Once a home is eligible to be registered on Airbnb, there are three main aspects that hosts need to consider: increasing the appeal of the property, co-ordinating with guests and providing post-care services. Here, too, Airdxb steps in. To start with, the team photographs your space and comes up with a suitably appealing description of the living conditions.
Next, they take on all aspects of guest co-ordination. “Airbnb is very stringent about its guests, and we follow up by double-checking their passports and other IDs for security measures. Each guest – and host – gets a star rating on Airbnb, so we avoid those who have negative reviews and low ratings,” says Lewis, adding: “Once a host and guest have ‘matched’, we meet the visitors at the property, check them in and show them how things work. We also run through the inventory, and get them to sign a document stating the existence and condition of the furniture and so on, so should anything break or go missing, we have the requisite paperwork and before-and-after images. These can then be submitted to Airbnb, who will review the case and take it out from the person’s deposit. I think they provide up to US$1 million in insurance per property, although we recommend our hosts take full insurance cover for their contents, too.”
And finally, once your guests have left, Airdxb takes full responsibility for collecting the keys as well as organising a deep cleaning service, to prepare the house for the next guests or returning hosts. “From personal experience, I once registered my own property by myself on Airbnb a few years ago when I was travelling. Due to some miscommunication, the cleaning crew didn’t show up once one set of guests left, and a second lot arrived at 3am the following morning to a house that was obviously not in good order. This can affect a host’s rating on the site, and a lower rating will attract fewer guests,” says Lewis. “With Airdxb, we follow everything up to a tee, to try and ensure hosts and their homes get a five-star rating and, consequently, more guests,”
So how much can home owners expect to earn? “First, let me tell you that tenants can also avail themselves of this service,” says Lewis. “Even if you are renting a place, and are travelling or otherwise not using it for some time, you can sub-lease the apartment or villa and earn money off it.

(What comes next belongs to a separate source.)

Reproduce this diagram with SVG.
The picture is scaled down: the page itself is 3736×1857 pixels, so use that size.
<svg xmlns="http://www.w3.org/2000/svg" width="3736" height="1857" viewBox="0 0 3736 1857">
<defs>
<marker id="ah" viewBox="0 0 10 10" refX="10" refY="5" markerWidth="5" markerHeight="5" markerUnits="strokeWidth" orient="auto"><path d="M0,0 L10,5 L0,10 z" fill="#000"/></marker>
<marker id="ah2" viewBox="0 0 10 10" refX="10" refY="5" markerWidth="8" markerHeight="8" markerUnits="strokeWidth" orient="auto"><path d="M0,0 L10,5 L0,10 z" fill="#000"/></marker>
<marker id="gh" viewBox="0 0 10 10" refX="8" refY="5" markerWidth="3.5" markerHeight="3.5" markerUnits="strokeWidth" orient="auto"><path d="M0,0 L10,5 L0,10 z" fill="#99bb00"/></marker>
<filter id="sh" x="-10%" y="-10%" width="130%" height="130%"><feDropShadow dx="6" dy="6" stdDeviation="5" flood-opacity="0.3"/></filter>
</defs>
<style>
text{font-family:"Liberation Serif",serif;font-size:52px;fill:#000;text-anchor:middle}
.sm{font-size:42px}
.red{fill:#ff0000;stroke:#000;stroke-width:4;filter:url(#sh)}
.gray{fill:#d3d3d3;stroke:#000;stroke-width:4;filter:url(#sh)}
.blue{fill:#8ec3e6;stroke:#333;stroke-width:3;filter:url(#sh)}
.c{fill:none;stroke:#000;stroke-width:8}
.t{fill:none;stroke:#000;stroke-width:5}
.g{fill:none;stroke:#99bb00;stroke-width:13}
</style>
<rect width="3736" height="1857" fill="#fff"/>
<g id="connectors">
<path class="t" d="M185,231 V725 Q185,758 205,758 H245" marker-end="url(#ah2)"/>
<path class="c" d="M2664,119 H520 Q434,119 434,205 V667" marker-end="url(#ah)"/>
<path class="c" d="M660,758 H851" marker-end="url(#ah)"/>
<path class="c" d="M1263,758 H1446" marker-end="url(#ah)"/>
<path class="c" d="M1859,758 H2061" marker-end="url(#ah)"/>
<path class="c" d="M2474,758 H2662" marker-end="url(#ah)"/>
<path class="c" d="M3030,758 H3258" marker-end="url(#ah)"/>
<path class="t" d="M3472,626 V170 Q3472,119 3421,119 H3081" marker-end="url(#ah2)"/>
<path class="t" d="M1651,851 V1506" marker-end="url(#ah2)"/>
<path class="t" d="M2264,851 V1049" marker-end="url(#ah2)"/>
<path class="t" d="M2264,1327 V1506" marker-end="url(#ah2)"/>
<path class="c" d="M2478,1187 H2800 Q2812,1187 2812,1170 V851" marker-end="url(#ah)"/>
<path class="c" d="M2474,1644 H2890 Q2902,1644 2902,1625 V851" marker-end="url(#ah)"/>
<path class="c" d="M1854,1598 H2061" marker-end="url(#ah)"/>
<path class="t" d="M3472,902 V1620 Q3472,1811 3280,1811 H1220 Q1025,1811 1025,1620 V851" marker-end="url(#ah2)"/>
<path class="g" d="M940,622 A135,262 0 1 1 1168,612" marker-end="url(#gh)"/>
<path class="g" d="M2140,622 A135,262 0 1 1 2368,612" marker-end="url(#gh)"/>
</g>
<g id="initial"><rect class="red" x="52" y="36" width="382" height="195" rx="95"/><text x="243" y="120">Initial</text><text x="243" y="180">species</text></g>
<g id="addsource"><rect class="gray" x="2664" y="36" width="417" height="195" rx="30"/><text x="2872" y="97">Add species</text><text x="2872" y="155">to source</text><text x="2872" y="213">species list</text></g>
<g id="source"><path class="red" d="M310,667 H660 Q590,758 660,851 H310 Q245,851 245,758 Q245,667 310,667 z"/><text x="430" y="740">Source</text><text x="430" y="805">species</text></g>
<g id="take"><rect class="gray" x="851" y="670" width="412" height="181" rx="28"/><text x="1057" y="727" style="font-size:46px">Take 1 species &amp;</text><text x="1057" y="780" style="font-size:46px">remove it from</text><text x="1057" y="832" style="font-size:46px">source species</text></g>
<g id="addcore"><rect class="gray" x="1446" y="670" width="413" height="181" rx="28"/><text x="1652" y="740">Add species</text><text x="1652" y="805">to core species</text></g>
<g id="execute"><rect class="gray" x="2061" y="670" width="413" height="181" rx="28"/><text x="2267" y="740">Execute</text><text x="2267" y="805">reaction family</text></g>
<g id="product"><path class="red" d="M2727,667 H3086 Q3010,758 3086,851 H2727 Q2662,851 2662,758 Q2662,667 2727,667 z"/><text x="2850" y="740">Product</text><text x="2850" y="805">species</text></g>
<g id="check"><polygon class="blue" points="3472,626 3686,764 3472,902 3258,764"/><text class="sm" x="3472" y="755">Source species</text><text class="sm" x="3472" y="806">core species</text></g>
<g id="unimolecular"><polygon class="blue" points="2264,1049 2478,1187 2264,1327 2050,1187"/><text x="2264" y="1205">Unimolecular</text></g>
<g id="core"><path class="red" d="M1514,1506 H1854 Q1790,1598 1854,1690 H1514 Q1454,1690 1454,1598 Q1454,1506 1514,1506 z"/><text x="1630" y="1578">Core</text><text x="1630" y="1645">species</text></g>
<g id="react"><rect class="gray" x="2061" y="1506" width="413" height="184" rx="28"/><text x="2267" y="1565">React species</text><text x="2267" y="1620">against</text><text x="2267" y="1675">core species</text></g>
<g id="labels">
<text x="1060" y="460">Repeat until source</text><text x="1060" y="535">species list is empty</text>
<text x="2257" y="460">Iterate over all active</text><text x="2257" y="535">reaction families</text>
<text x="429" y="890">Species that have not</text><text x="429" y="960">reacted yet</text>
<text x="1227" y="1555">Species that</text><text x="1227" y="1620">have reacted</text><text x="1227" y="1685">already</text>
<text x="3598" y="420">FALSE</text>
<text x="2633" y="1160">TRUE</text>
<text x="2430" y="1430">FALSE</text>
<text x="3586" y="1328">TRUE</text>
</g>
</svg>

All you need is a consent form, signed by the owner or landlord.
“The price a place can be listed for typically comes down to its location and amenities, such as being close to a beach or a mall, or offering a beach club on site. It also depends on how many it sleeps, so a two-bedroom home that sleeps six thanks to a sofa-bed in the living room will be worth more than one that can accommodate four guests,” says Lewis.
He shares the price points for three properties that Airdxb has handled: a studio on the Palm, which claimed Dh400 per night; a two-bedroom apartment in JBR that went for Dh800; and a three-bedroom on the Palm that commanded Dh1,140. A quick glance at Airdxb’s Instagram page also reveals that a couple who went to Africa for three weeks made Dh24,000, while a family that went away for the summer for three months earned Dh45,000 on their properties through Airdxb-Airbnb. These prices are not inclusive of cleaning charges, which depend on the size of the property; a single cleaning session for the 2BHK in JBR costs Dh250, for example.

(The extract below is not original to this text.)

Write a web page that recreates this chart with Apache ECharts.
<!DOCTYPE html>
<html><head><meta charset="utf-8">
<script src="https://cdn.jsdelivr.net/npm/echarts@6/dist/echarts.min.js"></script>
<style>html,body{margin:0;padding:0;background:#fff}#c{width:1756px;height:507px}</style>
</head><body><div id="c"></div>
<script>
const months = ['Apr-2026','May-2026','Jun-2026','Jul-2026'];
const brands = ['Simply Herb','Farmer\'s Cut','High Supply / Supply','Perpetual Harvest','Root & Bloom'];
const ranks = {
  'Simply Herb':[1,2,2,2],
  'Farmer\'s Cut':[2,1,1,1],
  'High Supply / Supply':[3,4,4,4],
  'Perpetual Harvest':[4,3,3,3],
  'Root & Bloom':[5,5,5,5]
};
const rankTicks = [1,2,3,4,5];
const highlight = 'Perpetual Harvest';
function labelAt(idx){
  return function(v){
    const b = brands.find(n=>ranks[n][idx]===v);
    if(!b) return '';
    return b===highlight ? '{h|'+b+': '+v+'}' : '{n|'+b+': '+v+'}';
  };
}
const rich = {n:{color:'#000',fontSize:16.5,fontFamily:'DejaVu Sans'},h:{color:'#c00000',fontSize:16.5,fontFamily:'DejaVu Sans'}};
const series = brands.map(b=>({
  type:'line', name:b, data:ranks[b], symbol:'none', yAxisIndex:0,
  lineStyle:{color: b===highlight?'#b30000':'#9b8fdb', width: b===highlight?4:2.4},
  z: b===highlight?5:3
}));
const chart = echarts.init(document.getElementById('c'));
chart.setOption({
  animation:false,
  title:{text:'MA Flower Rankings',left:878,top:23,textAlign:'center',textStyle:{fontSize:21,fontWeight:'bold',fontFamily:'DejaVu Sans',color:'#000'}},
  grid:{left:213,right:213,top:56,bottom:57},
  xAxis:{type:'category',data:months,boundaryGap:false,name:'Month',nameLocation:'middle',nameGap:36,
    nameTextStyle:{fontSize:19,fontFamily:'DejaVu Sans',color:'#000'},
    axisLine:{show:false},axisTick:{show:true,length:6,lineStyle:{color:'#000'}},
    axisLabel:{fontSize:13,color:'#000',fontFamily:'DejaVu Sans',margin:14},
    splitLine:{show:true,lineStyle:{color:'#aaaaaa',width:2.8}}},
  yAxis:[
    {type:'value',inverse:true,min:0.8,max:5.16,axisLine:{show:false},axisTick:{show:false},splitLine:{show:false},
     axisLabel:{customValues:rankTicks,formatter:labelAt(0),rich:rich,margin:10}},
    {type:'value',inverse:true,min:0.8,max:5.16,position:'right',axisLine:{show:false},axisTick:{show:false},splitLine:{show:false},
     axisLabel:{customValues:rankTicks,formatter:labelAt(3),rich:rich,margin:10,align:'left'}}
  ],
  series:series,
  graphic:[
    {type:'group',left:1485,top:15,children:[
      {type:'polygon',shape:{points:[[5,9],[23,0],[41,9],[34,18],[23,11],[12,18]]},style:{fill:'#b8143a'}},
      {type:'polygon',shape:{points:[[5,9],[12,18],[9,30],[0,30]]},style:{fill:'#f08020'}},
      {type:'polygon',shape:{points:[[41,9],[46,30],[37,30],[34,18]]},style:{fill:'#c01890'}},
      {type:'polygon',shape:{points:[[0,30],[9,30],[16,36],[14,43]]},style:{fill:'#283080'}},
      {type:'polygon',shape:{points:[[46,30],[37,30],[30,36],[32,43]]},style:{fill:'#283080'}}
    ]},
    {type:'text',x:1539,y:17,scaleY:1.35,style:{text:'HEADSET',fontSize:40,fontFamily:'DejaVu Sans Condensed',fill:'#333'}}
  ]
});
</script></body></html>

“From a guest’s point of view, we try to be as flexible as possible. For example, some may want the space to be cleaned only once they’ve left, while others want daily housekeeping. Likewise, some may one a bed-turndown service each day, while others want a longer service. It’s all possible,” says Lewis, adding that Airdxb is looking to expand to other emirates in the near future.
British financier Adam Green, who owns the aforementioned 2BHK JBR property, says of his experience with Airdxb: “I travel quite a bit and I had looked at Airbnb a few years ago, but I found the set-up process quite complicated, and couldn’t be bothered, to be honest. Then I came across Airdxb, and realised it takes cares of everything for you, from start to finish, including photography, cleaning and maintenance. Plus it means an extra revenue stream, so I was happy to give it a go.
“I did have some concerns, mainly how to deal with having strangers in my home. But they’re not strangers, really, as Gregory explained; the guests have ratings from other landlords who are letting out their spaces in a similar way. So that gave me a degree of confidence and so far, I’m over the moon with the service. It’s fully bespoke, money is sent to me on a regular basis, my stuff is accounted for thanks to their before-and-after inventory list, and I know it will be cleaned before I return. I may not have been so confident if I were to do it on my own.”
In terms of the types of accommodation currently on offer in Dubai, Lewis says he has observed that most hosts here want to offer a luxurious experience, even decking out their homes with high-end furniture and other five-star amenities. “A client of ours has a home in the Burj Khalifa, but he was worried that the furniture was not up to the mark. I told him that it doesn’t always matter. He has a property in the tallest building in the world, and that’s what will attract visitors to live there, that’s how it needs to be marketed.
“Most tourists end up using Airbnb homes mainly to sleep in; they are out and about for up to 15 hours a day, anyway So, luxury accommodations are but one of three options guests seek,” he says. “Consider another example, I have some friends who want to come to Dubai for the Rugby Sevens. For them, they need a place to sleep and shower, and they found one that cost them Dh400 a night on a sharing basis, as opposed to paying Dh2,000 for a hotel. So the second type of home that does well is a basic space that is nevertheless clean and tidy. It may go for Dh200 less per night, but it is likely to be booked, say, 25 times a month instead of 12.”
Lewis’s third accommodation type, and a personal favourite, is a home that’s either themed or offers a one-off experience. “My dream for Dubai and Airdxb is to feature homes that offer something utterly unique, Instagram-worthy spaces that have a wow factor. For example, I saw a Double Decker bus converted into a living space in Nairobi, and have lived in an actual airplane parked in a hanger, spray-painted all through by an artist,” says Lewis.
This is much in keeping with a list that Airbnb recently released, of 10 of its most sought-after homes around the world. What stands out is that each of the properties is distinctive and offers a living experience unique to a particular part of the world – such as a bamboo cottage located in middle of a rice field in Bali, and a house carved into the caldera cliff in Santorini.
“Think of us as the middleman between host and guest, using Airbnb as the matching platform. If you have a home that’s either uber-luxurious, spic and span, and/or unusual in some way, and you’re open to accommodating short-term guests, you can earn back between 40 and 60 per cent of the rental value of your space,” says Lewis.